◆ **Task to carry out**
Skip any picture you find and retype all the remaining lines exactly.

◆ **Given material**

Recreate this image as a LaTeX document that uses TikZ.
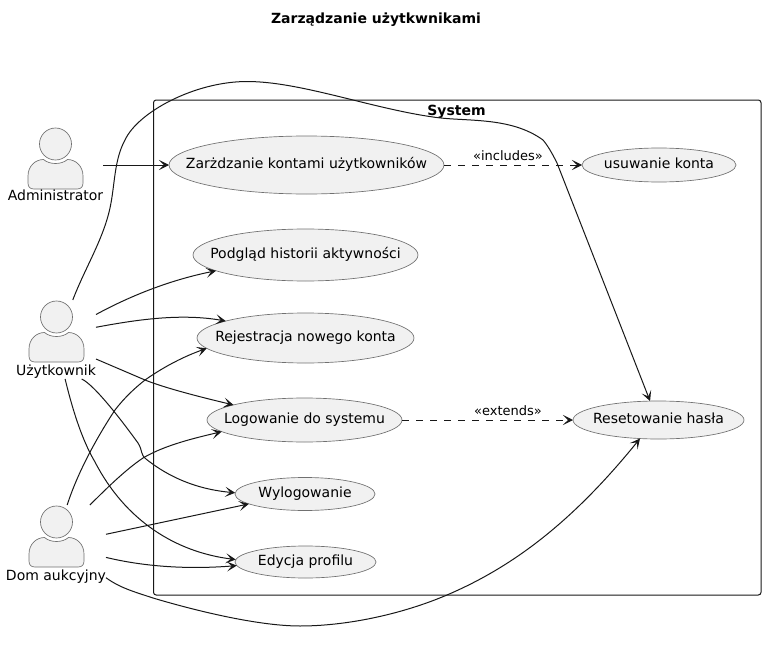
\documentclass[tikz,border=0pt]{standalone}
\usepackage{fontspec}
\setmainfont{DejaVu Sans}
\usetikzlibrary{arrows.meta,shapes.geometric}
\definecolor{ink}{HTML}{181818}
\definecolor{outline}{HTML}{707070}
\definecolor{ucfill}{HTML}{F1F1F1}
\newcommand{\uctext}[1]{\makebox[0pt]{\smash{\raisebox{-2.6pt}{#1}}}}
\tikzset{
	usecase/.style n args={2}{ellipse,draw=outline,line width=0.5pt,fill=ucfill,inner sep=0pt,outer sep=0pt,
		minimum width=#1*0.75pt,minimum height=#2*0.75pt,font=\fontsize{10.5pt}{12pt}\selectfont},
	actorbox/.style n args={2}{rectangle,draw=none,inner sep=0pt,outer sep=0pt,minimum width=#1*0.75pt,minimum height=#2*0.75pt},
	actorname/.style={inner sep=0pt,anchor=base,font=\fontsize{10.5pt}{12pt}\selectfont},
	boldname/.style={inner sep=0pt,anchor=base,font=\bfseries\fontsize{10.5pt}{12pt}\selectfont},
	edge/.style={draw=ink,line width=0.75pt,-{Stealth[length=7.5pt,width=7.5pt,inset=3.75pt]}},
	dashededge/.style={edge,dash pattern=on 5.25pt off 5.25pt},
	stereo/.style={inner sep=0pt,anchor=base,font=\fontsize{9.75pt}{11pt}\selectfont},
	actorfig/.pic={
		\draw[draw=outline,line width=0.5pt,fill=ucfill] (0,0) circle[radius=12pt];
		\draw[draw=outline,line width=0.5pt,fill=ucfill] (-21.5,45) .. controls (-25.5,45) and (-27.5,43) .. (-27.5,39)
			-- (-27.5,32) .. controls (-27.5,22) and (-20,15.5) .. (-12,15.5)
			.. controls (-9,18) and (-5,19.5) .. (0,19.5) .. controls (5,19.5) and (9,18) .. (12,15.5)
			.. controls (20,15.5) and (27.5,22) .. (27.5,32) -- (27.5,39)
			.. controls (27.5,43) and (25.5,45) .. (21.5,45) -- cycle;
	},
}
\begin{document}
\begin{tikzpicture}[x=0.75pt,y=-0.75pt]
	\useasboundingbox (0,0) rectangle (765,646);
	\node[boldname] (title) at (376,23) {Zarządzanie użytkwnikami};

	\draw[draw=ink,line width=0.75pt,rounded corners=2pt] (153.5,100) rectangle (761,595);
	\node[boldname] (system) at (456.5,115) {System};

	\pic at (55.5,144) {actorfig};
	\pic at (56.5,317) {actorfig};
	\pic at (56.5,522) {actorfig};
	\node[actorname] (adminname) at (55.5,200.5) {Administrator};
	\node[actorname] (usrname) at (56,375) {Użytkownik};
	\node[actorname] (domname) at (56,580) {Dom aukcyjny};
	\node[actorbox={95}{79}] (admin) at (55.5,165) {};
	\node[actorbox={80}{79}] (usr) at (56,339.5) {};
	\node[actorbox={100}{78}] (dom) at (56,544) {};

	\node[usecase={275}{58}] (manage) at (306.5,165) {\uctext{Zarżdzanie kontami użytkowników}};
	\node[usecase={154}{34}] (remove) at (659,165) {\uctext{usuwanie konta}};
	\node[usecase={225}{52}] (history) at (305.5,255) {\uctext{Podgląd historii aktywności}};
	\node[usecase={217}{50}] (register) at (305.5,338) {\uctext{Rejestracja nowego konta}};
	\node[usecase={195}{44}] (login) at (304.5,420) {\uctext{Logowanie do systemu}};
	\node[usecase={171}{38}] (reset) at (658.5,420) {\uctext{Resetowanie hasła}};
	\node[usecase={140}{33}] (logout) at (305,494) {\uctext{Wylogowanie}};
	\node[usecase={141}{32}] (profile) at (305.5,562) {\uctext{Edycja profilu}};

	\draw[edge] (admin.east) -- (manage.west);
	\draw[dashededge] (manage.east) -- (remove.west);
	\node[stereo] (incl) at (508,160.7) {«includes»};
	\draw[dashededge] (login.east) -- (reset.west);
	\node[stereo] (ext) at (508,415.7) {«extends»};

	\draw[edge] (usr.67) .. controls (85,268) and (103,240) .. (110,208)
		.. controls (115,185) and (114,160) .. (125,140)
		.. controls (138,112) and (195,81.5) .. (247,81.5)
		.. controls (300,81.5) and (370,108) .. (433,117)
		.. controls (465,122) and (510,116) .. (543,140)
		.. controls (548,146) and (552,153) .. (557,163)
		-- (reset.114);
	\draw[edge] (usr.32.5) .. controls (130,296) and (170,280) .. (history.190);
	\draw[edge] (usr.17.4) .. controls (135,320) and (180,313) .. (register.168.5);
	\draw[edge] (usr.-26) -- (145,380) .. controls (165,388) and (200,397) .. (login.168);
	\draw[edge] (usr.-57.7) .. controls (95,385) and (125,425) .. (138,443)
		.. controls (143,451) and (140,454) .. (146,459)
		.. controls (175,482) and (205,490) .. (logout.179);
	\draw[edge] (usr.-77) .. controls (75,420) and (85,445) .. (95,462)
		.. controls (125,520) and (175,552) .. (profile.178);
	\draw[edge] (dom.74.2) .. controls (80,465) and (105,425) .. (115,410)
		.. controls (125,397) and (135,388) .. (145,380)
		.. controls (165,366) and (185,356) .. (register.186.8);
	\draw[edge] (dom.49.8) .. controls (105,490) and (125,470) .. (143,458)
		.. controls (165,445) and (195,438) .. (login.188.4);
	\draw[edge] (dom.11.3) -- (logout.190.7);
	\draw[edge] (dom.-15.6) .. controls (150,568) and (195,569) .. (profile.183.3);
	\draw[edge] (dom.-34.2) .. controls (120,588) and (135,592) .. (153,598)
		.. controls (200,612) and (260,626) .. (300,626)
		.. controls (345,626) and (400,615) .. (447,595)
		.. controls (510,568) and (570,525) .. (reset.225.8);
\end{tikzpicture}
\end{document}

◆ **Solution for this exercise**
Recreate this image as a LaTeX document that uses TikZ.
\documentclass[tikz,border=0pt]{standalone}
\usepackage{fontspec}
\setmainfont{DejaVu Sans}
\usetikzlibrary{arrows.meta,shapes.geometric}
\definecolor{ink}{HTML}{181818}
\definecolor{outline}{HTML}{707070}
\definecolor{ucfill}{HTML}{F1F1F1}
\newcommand{\uctext}[1]{\makebox[0pt]{\smash{\raisebox{-2.6pt}{#1}}}}
\tikzset{
	usecase/.style n args={2}{ellipse,draw=outline,line width=0.5pt,fill=ucfill,inner sep=0pt,outer sep=0pt,
		minimum width=#1*0.75pt,minimum height=#2*0.75pt,font=\fontsize{10.5pt}{12pt}\selectfont},
	actorbox/.style n args={2}{rectangle,draw=none,inner sep=0pt,outer sep=0pt,minimum width=#1*0.75pt,minimum height=#2*0.75pt},
	actorname/.style={inner sep=0pt,anchor=base,font=\fontsize{10.5pt}{12pt}\selectfont},
	boldname/.style={inner sep=0pt,anchor=base,font=\bfseries\fontsize{10.5pt}{12pt}\selectfont},
	edge/.style={draw=ink,line width=0.75pt,-{Stealth[length=7.5pt,width=7.5pt,inset=3.75pt]}},
	dashededge/.style={edge,dash pattern=on 5.25pt off 5.25pt},
	stereo/.style={inner sep=0pt,anchor=base,font=\fontsize{9.75pt}{11pt}\selectfont},
	actorfig/.pic={
		\draw[draw=outline,line width=0.5pt,fill=ucfill] (0,0) circle[radius=12pt];
		\draw[draw=outline,line width=0.5pt,fill=ucfill] (-21.5,45) .. controls (-25.5,45) and (-27.5,43) .. (-27.5,39)
			-- (-27.5,32) .. controls (-27.5,22) and (-20,15.5) .. (-12,15.5)
			.. controls (-9,18) and (-5,19.5) .. (0,19.5) .. controls (5,19.5) and (9,18) .. (12,15.5)
			.. controls (20,15.5) and (27.5,22) .. (27.5,32) -- (27.5,39)
			.. controls (27.5,43) and (25.5,45) .. (21.5,45) -- cycle;
	},
}
\begin{document}
\begin{tikzpicture}[x=0.75pt,y=-0.75pt]
	\useasboundingbox (0,0) rectangle (765,646);
	\node[boldname] (title) at (376,23) {Zarządzanie użytkwnikami};

	\draw[draw=ink,line width=0.75pt,rounded corners=2pt] (153.5,100) rectangle (761,595);
	\node[boldname] (system) at (456.5,115) {System};

	\pic at (55.5,144) {actorfig};
	\pic at (56.5,317) {actorfig};
	\pic at (56.5,522) {actorfig};
	\node[actorname] (adminname) at (55.5,200.5) {Administrator};
	\node[actorname] (usrname) at (56,375) {Użytkownik};
	\node[actorname] (domname) at (56,580) {Dom aukcyjny};
	\node[actorbox={95}{79}] (admin) at (55.5,165) {};
	\node[actorbox={80}{79}] (usr) at (56,339.5) {};
	\node[actorbox={100}{78}] (dom) at (56,544) {};

	\node[usecase={275}{58}] (manage) at (306.5,165) {\uctext{Zarżdzanie kontami użytkowników}};
	\node[usecase={154}{34}] (remove) at (659,165) {\uctext{usuwanie konta}};
	\node[usecase={225}{52}] (history) at (305.5,255) {\uctext{Podgląd historii aktywności}};
	\node[usecase={217}{50}] (register) at (305.5,338) {\uctext{Rejestracja nowego konta}};
	\node[usecase={195}{44}] (login) at (304.5,420) {\uctext{Logowanie do systemu}};
	\node[usecase={171}{38}] (reset) at (658.5,420) {\uctext{Resetowanie hasła}};
	\node[usecase={140}{33}] (logout) at (305,494) {\uctext{Wylogowanie}};
	\node[usecase={141}{32}] (profile) at (305.5,562) {\uctext{Edycja profilu}};

	\draw[edge] (admin.east) -- (manage.west);
	\draw[dashededge] (manage.east) -- (remove.west);
	\node[stereo] (incl) at (508,160.7) {«includes»};
	\draw[dashededge] (login.east) -- (reset.west);
	\node[stereo] (ext) at (508,415.7) {«extends»};

	\draw[edge] (usr.67) .. controls (85,268) and (103,240) .. (110,208)
		.. controls (115,185) and (114,160) .. (125,140)
		.. controls (138,112) and (195,81.5) .. (247,81.5)
		.. controls (300,81.5) and (370,108) .. (433,117)
		.. controls (465,122) and (510,116) .. (543,140)
		.. controls (548,146) and (552,153) .. (557,163)
		-- (reset.114);
	\draw[edge] (usr.32.5) .. controls (130,296) and (170,280) .. (history.190);
	\draw[edge] (usr.17.4) .. controls (135,320) and (180,313) .. (register.168.5);
	\draw[edge] (usr.-26) -- (145,380) .. controls (165,388) and (200,397) .. (login.168);
	\draw[edge] (usr.-57.7) .. controls (95,385) and (125,425) .. (138,443)
		.. controls (143,451) and (140,454) .. (146,459)
		.. controls (175,482) and (205,490) .. (logout.179);
	\draw[edge] (usr.-77) .. controls (75,420) and (85,445) .. (95,462)
		.. controls (125,520) and (175,552) .. (profile.178);
	\draw[edge] (dom.74.2) .. controls (80,465) and (105,425) .. (115,410)
		.. controls (125,397) and (135,388) .. (145,380)
		.. controls (165,366) and (185,356) .. (register.186.8);
	\draw[edge] (dom.49.8) .. controls (105,490) and (125,470) .. (143,458)
		.. controls (165,445) and (195,438) .. (login.188.4);
	\draw[edge] (dom.11.3) -- (logout.190.7);
	\draw[edge] (dom.-15.6) .. controls (150,568) and (195,569) .. (profile.183.3);
	\draw[edge] (dom.-34.2) .. controls (120,588) and (135,592) .. (153,598)
		.. controls (200,612) and (260,626) .. (300,626)
		.. controls (345,626) and (400,615) .. (447,595)
		.. controls (510,568) and (570,525) .. (reset.225.8);
\end{tikzpicture}
\end{document}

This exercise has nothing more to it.